On the Rocks: A Willa Cather and Edith Lewis Mystery
by Sue Hallgarth (2013) [not in the Lincoln City Libraries collection]
The year is 1829 and Pulitzer-Prize winning novelist Willa Cather and her partner Edith Lewis are summering on Grand Manan, an island in the Bay of Fundy. In their cottage’s sparsely-furnished attic room, Cather is at work writing Shadows on the Rock, her tenth novel. Edith is painting watercolors from the cliffs, two hundred feet above the rising tides of Whale Cove. Out of the corner of her eye, Edith sees a body plunge from the edge of a cliff to the rocks below. One of the top ten Titles to Pick Up Now recommended in O, the Oprah Winfrey Magazine, February 2013.

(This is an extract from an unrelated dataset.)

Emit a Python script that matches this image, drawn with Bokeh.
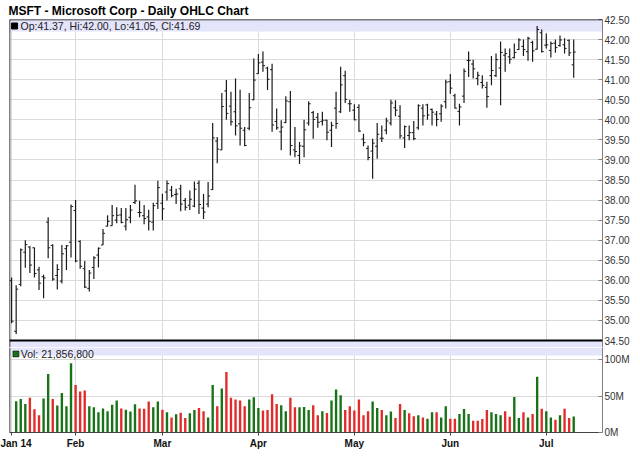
from bokeh.plotting import figure
from bokeh.layouts import column
from bokeh.models import (FixedTicker, Range1d, BoxAnnotation, Label, ColumnDataSource,
                          CustomJSTickFormatter, Span)
from bokeh.embed import file_html
from bokeh.resources import INLINE

FONT = "Liberation Sans"

# ---- data (trading days 13 Jan 2014 .. 10 Jul 2014) ----
month_ticks = [0, 14, 33, 54, 75, 96, 117]
month_labels = ["Jan 14", "Feb", "Mar", "Apr", "May", "Jun", "Jul"]

opens = [35.99, 34.73, 35.90, 36.70, 36.83, 36.81, 36.26, 36.09, 37.45, 36.87,
         36.12, 35.98, 36.79, 36.95, 37.74, 36.97, 36.29, 35.80, 36.32, 36.63,
         36.88, 37.35, 37.36, 37.50, 37.63, 37.35, 37.57, 37.94, 37.69, 37.61,
         37.58, 37.45, 37.92, 37.92, 38.20, 38.25, 38.14, 38.28, 37.99, 37.87,
         37.85, 38.42, 37.80, 37.90, 38.26, 39.47, 39.25, 40.72, 40.34, 40.20,
         39.90, 39.74, 39.79, 40.50, 41.15, 41.44, 41.29, 41.25, 39.96, 39.70,
         39.93, 40.45, 39.25, 39.11, 39.34, 39.92, 40.18, 40.06, 39.96, 39.99,
         39.74, 40.29, 40.20, 41.10, 40.40, 40.24, 40.31, 39.52, 39.29, 39.22,
         39.34, 39.54, 39.74, 39.92, 40.30, 40.09, 39.55, 39.61, 39.68, 39.80,
         40.29, 40.37, 40.26, 40.14, 40.15, 40.45, 40.95, 40.60, 40.21, 40.59,
         41.48, 41.39, 41.03, 40.93, 40.81, 41.10, 41.10, 41.29, 41.61, 41.57,
         41.55, 41.75, 41.83, 41.70, 41.93, 41.76, 42.17, 41.86, 41.73, 41.91,
         41.85, 41.87, 41.98, 41.37]
highs = [36.07, 35.88, 36.79, 37.00, 36.85, 36.82, 36.34, 36.14, 37.57, 36.90,
         36.40, 36.88, 36.88, 37.89, 38.00, 37.00, 36.48, 36.26, 36.60, 36.82,
         37.28, 37.62, 37.88, 37.82, 37.80, 37.80, 37.88, 38.38, 37.98, 37.88,
         37.76, 37.93, 38.48, 38.16, 38.49, 38.35, 38.28, 38.38, 38.05, 38.24,
         38.46, 38.49, 38.15, 38.45, 39.92, 39.57, 40.67, 40.99, 40.70, 41.03,
         40.75, 39.82, 40.67, 41.53, 41.64, 41.70, 41.32, 41.40, 40.28, 39.99,
         40.59, 40.72, 39.82, 39.45, 40.00, 40.46, 40.22, 40.17, 40.20, 40.00,
         39.95, 40.70, 41.32, 41.22, 40.50, 40.39, 40.39, 39.65, 39.36, 39.53,
         39.92, 39.86, 40.05, 40.50, 40.49, 40.36, 39.86, 39.86, 39.97, 40.39,
         40.39, 40.40, 40.28, 40.22, 40.39, 41.00, 41.14, 40.65, 40.40, 41.28,
         41.70, 41.50, 41.20, 41.11, 40.95, 41.59, 41.65, 41.95, 41.78, 41.78,
         41.90, 42.03, 42.00, 42.07, 41.97, 42.34, 42.25, 42.15, 41.95, 42.00,
         42.10, 42.03, 42.00, 42.00]
lows = [34.93, 34.66, 35.85, 36.31, 36.18, 36.07, 35.76, 35.55, 36.55, 35.99,
        35.77, 35.92, 36.26, 36.57, 36.45, 36.29, 35.81, 35.72, 36.03, 36.32,
        36.88, 37.34, 37.36, 37.42, 37.42, 37.24, 37.42, 37.90, 37.57, 37.40,
        37.24, 37.24, 37.78, 37.50, 37.99, 38.07, 37.90, 37.72, 37.74, 37.75,
        37.82, 37.65, 37.53, 37.82, 38.25, 38.92, 39.25, 40.00, 39.86, 39.61,
        39.36, 39.34, 39.74, 40.49, 41.15, 41.20, 40.74, 39.70, 39.75, 39.24,
        39.92, 39.11, 39.07, 38.90, 39.07, 39.86, 39.53, 39.80, 39.86, 39.49,
        39.32, 39.78, 40.17, 40.42, 40.20, 39.99, 39.70, 39.34, 38.99, 38.53,
        39.03, 39.45, 39.64, 39.86, 40.09, 39.53, 39.30, 39.49, 39.49, 39.75,
        39.86, 40.00, 39.86, 39.84, 39.95, 40.28, 40.65, 40.28, 39.86, 40.42,
        41.07, 41.03, 40.86, 40.78, 40.30, 40.86, 41.07, 40.36, 41.20, 41.40,
        41.53, 41.74, 41.59, 41.47, 41.45, 41.75, 41.68, 41.78, 41.55, 41.67,
        41.82, 41.65, 41.59, 41.05]
closes = [34.98, 35.78, 36.76, 36.89, 36.38, 36.17, 35.93, 36.06, 36.81, 36.03,
          36.27, 36.66, 36.86, 37.84, 36.48, 36.35, 35.83, 36.18, 36.56, 36.80,
          37.17, 37.47, 37.61, 37.62, 37.44, 37.51, 37.75, 37.98, 37.69, 37.54,
          37.47, 37.86, 38.31, 37.78, 38.41, 38.11, 38.15, 37.90, 37.82, 38.02,
          38.27, 37.89, 37.70, 38.10, 39.55, 39.27, 40.33, 40.16, 39.95, 39.85,
          39.79, 39.36, 40.30, 40.99, 41.42, 41.35, 41.01, 39.87, 39.80, 39.82,
          40.47, 39.36, 39.21, 39.35, 39.75, 40.40, 40.01, 39.94, 39.99, 39.69,
          39.86, 39.91, 40.87, 40.51, 40.40, 40.00, 39.72, 39.43, 39.06, 39.42,
          39.64, 39.54, 39.97, 40.42, 40.24, 39.60, 39.83, 39.68, 39.53, 40.35,
          40.10, 40.12, 40.19, 40.01, 40.34, 40.94, 40.79, 40.29, 40.32, 41.21,
          41.48, 41.27, 41.11, 40.86, 40.58, 41.23, 41.50, 41.68, 41.65, 41.51,
          41.68, 41.99, 41.75, 42.03, 41.72, 42.25, 41.70, 41.87, 41.90, 41.80,
          41.99, 41.78, 41.67, 41.69]
# volume in millions of shares, from 14 Jan 2014 (first visible volume bar)
volumes_m = [42.9, 46.0, 39.0, 47.5, 32.0, 23.5, 46.5, 80.0, 46.0, 37.0,
             54.0, 36.0, 95.0, 65.0, 56.0, 57.6, 36.0, 34.6, 27.6, 33.0,
             29.0, 38.0, 43.8, 33.0, 31.0, 28.6, 38.7, 33.0, 32.7, 42.4,
             34.6, 42.4, 31.0, 27.6, 20.7, 24.9, 27.2, 19.8, 26.3, 30.9,
             33.6, 29.0, 20.7, 65.0, 36.0, 60.4, 83.0, 47.5, 45.2, 43.8,
             36.0, 45.2, 48.4, 33.6, 30.0, 30.9, 52.5, 39.2, 37.3, 29.0,
             47.5, 34.6, 34.6, 35.0, 30.9, 37.3, 23.5, 29.0, 26.7, 43.8,
             59.0, 51.0, 30.9, 36.0, 30.0, 45.2, 23.5, 29.0, 42.4, 33.6,
             30.9, 23.5, 28.6, 19.8, 39.2, 30.9, 26.3, 22.1, 23.5, 20.7,
             18.9, 27.6, 27.6, 20.7, 36.0, 18.9, 18.9, 25.3, 32.3, 25.3,
             16.1, 16.1, 18.4, 30.9, 27.6, 25.3, 23.5, 29.0, 21.7, 48.8,
             19.8, 27.6, 20.7, 25.3, 76.5, 32.7, 29.0, 20.7, 17.5, 23.5,
             32.7, 19.8, 21.8568]
price_ticks = [34.5 + 0.5 * k for k in range(17)]
volume_ticks = [0, 50e6, 100e6]

GREEN = "#187318"
RED = "#e22b2b"
GRID = "#dadada"
BAND = "#e4e4fb"
AXIS = "#808080"
LABEL = "#333333"

n = len(closes)
idx = list(range(n))
X0, X1 = -0.46, 129.3
x_range = Range1d(X0, X1)

P_LO, P_HI = price_ticks[0], price_ticks[-1]
PX_PER_DOLLAR = 321 / (P_HI - P_LO)
EXT_PX = 7
EXT = EXT_PX / PX_PER_DOLLAR      # a few px of the price frame below its lowest tick


def style_right_axis(ax):
    ax.major_tick_in = 4
    ax.major_tick_out = 0
    ax.minor_tick_line_color = None
    ax.axis_line_color = AXIS
    ax.major_tick_line_color = AXIS
    ax.major_label_text_font = FONT
    ax.major_label_text_font_size = "10px"
    ax.major_label_text_color = LABEL
    ax.major_label_standoff = 2


# ---- price panel ----
p1 = figure(frame_width=593, frame_height=321 + EXT_PX, x_range=x_range,
            y_range=Range1d(P_LO - EXT, P_HI), y_axis_location="right",
            x_axis_location=None, output_backend="svg", toolbar_location=None,
            min_border_left=9, min_border_top=0, min_border_bottom=0,
            min_border_right=4, background_fill_color="white",
            border_fill_color="white",
            title="MSFT - Microsoft Corp - Daily OHLC Chart")
p1.title.text_font = FONT
p1.title.text_font_size = "12px"
p1.title.text_font_style = "bold"
p1.title.text_color = "black"
p1.title.align = "left"
p1.title.standoff = 3
p1.title.offset = -1
p1.outline_line_color = None
p1.xgrid.ticker = FixedTicker(ticks=month_ticks)
p1.xgrid.grid_line_color = GRID
p1.ygrid.grid_line_color = GRID
p1.yaxis.ticker = FixedTicker(ticks=price_ticks)
p1.ygrid.ticker = FixedTicker(ticks=price_ticks)
p1.yaxis.formatter = CustomJSTickFormatter(code="return tick.toFixed(2);")
style_right_axis(p1.yaxis[0])

p1.add_layout(BoxAnnotation(top=P_HI, bottom=P_HI - 12 / PX_PER_DOLLAR, fill_color=BAND,
                            fill_alpha=1, line_color=None, level="underlay"))
p1.add_layout(BoxAnnotation(top=P_LO, bottom=P_LO - EXT, fill_color=BAND,
                            fill_alpha=1, line_color=None, level="underlay"))
p1.add_layout(Span(location=P_HI, dimension="width", line_color="black", line_width=1.5))
p1.add_layout(Span(location=P_LO, dimension="width", line_color="black", line_width=2.2))
p1.add_layout(Span(location=X0, dimension="height", line_color="black", line_width=1.5))

src = ColumnDataSource(dict(
    x=idx, o=opens, h=highs, l=lows, c=closes,
    xl=[i - 0.45 for i in idx], xr=[i + 0.45 for i in idx]))
p1.segment(x0="x", y0="l", x1="x", y1="h", source=src, line_color="#1a1a1a", line_width=1.2)
p1.segment(x0="xl", y0="o", x1="x", y1="o", source=src, line_color="#1a1a1a", line_width=1)
p1.segment(x0="x", y0="c", x1="xr", y1="c", source=src, line_color="#1a1a1a", line_width=1)

legend_y = P_HI - 6.5 / PX_PER_DOLLAR
legend_txt = "Op:%.2f, Hi:%.2f, Lo:%.2f, Cl:%.2f" % (opens[-1], highs[-1], lows[-1], closes[-1])
p1.rect(x=[0.65], y=[legend_y], width=6, height=6, width_units="screen",
        height_units="screen", fill_color="black", line_color="black")
p1.add_layout(Label(x=1.95, y=legend_y, text=legend_txt, text_font=FONT,
                    text_font_size="10.5px", text_baseline="middle", text_color="#222222"))
p1.add_layout(Label(x=X1 + 0.33, y=closes[-1], text="%.2f" % closes[-1], text_font=FONT,
                    text_font_size="10px", text_baseline="middle", text_color="white",
                    background_fill_color="black"))

# ---- volume panel ----
VF_H = 92 - EXT_PX
V_TOP = VF_H / 0.73 * 1e6
p2 = figure(frame_width=593, frame_height=VF_H, x_range=x_range,
            y_range=Range1d(0, V_TOP), y_axis_location="right",
            output_backend="svg", toolbar_location=None,
            min_border_left=9, min_border_top=0, min_border_right=4,
            background_fill_color="white", border_fill_color="white")
p2.outline_line_color = None
p2.xgrid.ticker = FixedTicker(ticks=month_ticks)
p2.xgrid.grid_line_color = GRID
p2.ygrid.ticker = FixedTicker(ticks=volume_ticks[1:])
p2.ygrid.grid_line_color = GRID
p2.yaxis.ticker = FixedTicker(ticks=volume_ticks)
p2.yaxis.formatter = CustomJSTickFormatter(code="return (tick/1e6).toFixed(0) + 'M';")
style_right_axis(p2.yaxis[0])
p2.add_layout(Span(location=X0, dimension="height", line_color="black", line_width=1.5))

xa = p2.xaxis[0]
xa.ticker = FixedTicker(ticks=month_ticks)
xa.major_label_overrides = {t: s for t, s in zip(month_ticks, month_labels)}
xa.major_tick_in = 0
xa.major_tick_out = 3
xa.minor_tick_line_color = None
xa.axis_line_color = "#444444"
xa.axis_line_width = 1.2
xa.major_tick_line_color = "#444444"
xa.major_label_text_font = FONT
xa.major_label_text_font_size = "10px"
xa.major_label_text_font_style = "bold"
xa.major_label_text_color = "#111111"
xa.major_label_standoff = 2

VPX = VF_H / V_TOP
p2.add_layout(BoxAnnotation(top=V_TOP, bottom=V_TOP - 8 / VPX, fill_color=BAND, fill_alpha=1,
                            line_color=None, level="underlay"))

vx = idx[1:]
vcol = [GREEN if closes[i] >= closes[i - 1] else RED for i in vx]
vsrc = ColumnDataSource(dict(x=vx, top=[v * 1e6 for v in volumes_m], color=vcol))
p2.vbar(x="x", top="top", bottom=0, width=0.52, source=vsrc, fill_color="color",
        line_color=None)

# legend row straddles the panel boundary: text sits in the upper volume frame
vleg_y = V_TOP - 6.5 / VPX
p2.rect(x=[0.95], y=[vleg_y], width=6, height=6, width_units="screen",
        height_units="screen", fill_color=GREEN, line_color="black", line_width=0.5)
p2.add_layout(Label(x=2.0, y=vleg_y, text="Vol: {:,}".format(int(round(volumes_m[-1] * 1e6))),
                    text_font=FONT, text_font_size="10.5px", text_baseline="middle",
                    text_color="#222222"))

layout = column(p1, p2, spacing=0)
open("out.html", "w").write(file_html(layout, INLINE))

The Impeachment of Abraham Lincoln
by Stephen L. Carter (2012) [Carter]
What if President Abraham Lincoln survived the assassination attempt at Ford’s Theatre on April 14, 1865? That question sets the background for the story of twenty-one-year-old Abigail Canner, a young black woman with a degree from Oberlin and a letter of employment from the law firm that has undertaken Lincoln’s defense. Here is a vividly imagined work of historical fiction that captures the emotional tenor of post-Civil War America, a brilliantly realized courtroom drama that explores the always contentious question of the nature of presidential authority, and a galvanizing story of political suspense.
Time and Again
by Jack Finney (1970) [Finney]
When advertising artist Si Morley is recruited to join a covert government operation exploring the possibility of time travel, he jumps at the chance to step into New York City in January 1882. Aside from his thirst for experience, he has good reason to return to the past — his friend Kate has a curious, half-burned letter dated from that year, and he wants to trace the mystery. But when Si begins to fall in love with a woman he meets in the past, he will be forced to choose between two worlds…forever.
The Swan Gondola
by Timothy Schaffert (2014) [Schaffert
On the eve of the 1898 Omaha World’s Fair, Ferret Skerritt, ventriloquist by trade, con man by birth, isn’t quite sure how it will change him or his city. When he crosses paths with the beautiful and enigmatic Cecily, his whole purpose shifts and the fair becomes the backdrop to their love affair.
The Night Circus
by Erin Morgenstern (2011) [Morgenstern]
The circus arrives without warning. It is simply there, when yesterday it was not. Within the black-and-white striped canvas tents is an utterly unique experience full of breathtaking amazements. But behind the scenes, a fierce competition is underway — a duel between two young magicians, Celia and Marco. Despite themselves, however, Celia and Marco tumble headfirst into love. True love or not, the game must play out, and the fates of everyone involved, from the cast of extraordinary circus performers to the patrons, hang in the balance, suspended as precariously as the daring acrobats overhead.